Consigli per i neofiti
Il consiglio che mi sento di dare a chi non è molto pratico ma vuole cominciare ad approcciarsi al prāṇāyāma è di concedersi il tempo di iniziare con semplici osservazioni del respiro in posizione sdraiata, savasana, con o senza supporto, o in posizioni supine (supta baddha konasana, supta swastikasana, ecc.). Le indicazioni potrebbero essere: lasciare che il supporto sotto la schiena crei le condizioni di stabilità della colonna, delle scapole e di apertura del torace anteriore, lasciare che l’addome si svuoti, permettere al respiro di mettere in movimento il torace e non viceversa, essere oggetto del respiro e non soggetto, essere respirati e non respirare. Solo dopo, iniziare (ma senza tapas!) col governo del respiro.
Bibliografia
B.K.S. Iyengar (1981). Light on Pranayama. Eds. George Allen & Unwin Ltd. London.

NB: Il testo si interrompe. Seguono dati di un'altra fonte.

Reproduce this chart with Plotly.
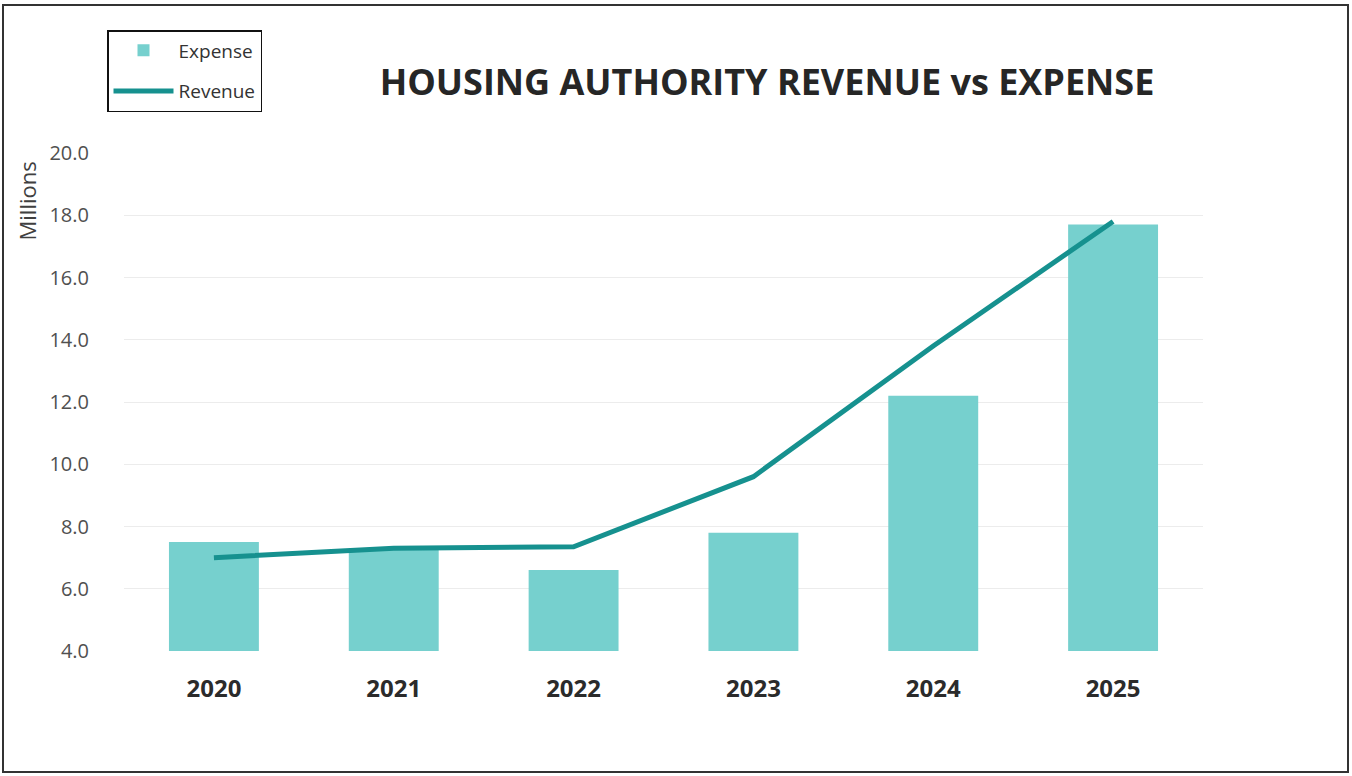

Mallison J. and Singleton M. (2017). Roots of Yoga. Eds. Penguin Random House.
Prashant Iyengar (2014). Pranayama: A Classical and Traditional Approach. Eds. Ramamani Iyengar Memorial Yoga Institute (RIMYI).
Stern P. (2017). “The calming effect of breathing”. In Science 31: Vol. 355, Issue 6332, pp. 1386-1387.
Yackle K., et al. (2017). “Breathing control center neurons that promote arousal in mice”. In Science 31: Vol. 355, Issue 6332, pp. 1411-1415.